The project has two main components: the game simulation from a dynamics point of view, and the game presentation/interaction part. Progress as of 4/13/99 is as follows:
Dynamics: We have begun with a simplified model of the physics, and we will continue to improve it and make it more robust. Some simplified models we are using to test are a bouncing ping-pong ball in a closed 3D box and collision detection with a user controlled-paddle. In the 3D box, gravity, air friction and inelastic collisions with the walls are taken into account in describing the motion of ping-pong ball. A 4th-order Runga-Kutta method is used to compute the path of the ball. Ball spin is not accounted for at this stage, but it will hopefully be added in after basic dynamics simulation proves to be robust. In the collision detection part, the algorithm to detect collisions of ping-pong ball with wall and paddle is being tested. Collision detection against the moving paddle is not yet complete, as only the location of the paddle is considered, and not its velocity. Taking paddle velocity at the time of the collision into account is a necessary next step.
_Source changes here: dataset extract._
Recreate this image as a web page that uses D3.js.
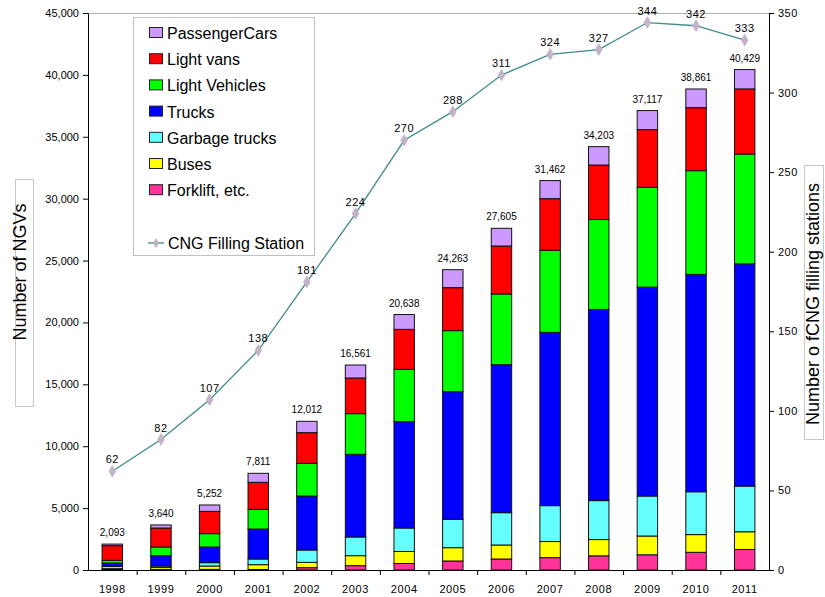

Presentation: Most of the work so far in this area has been in getting the PIT libraries repaired: as a result of department-wide upgrades, new versions of supporting libraries, and general code rot, the PIT code was quite broken. Much work has been done, which has fortunately overlapped with the work needed for the PIT research project, and the PIT code is now almost entirely updated and ready to be integrated with the dynamic simulations to create the finished product.
At the moment, the path of future work is clear: complete the dynamics simulation, alter the PIT to allow the behavior necessary for the game (such as 180-degree views instead of 90-degree views and game behavior superceding standard PIT functionality), and integrate the pieces into the game of Ping-Pong.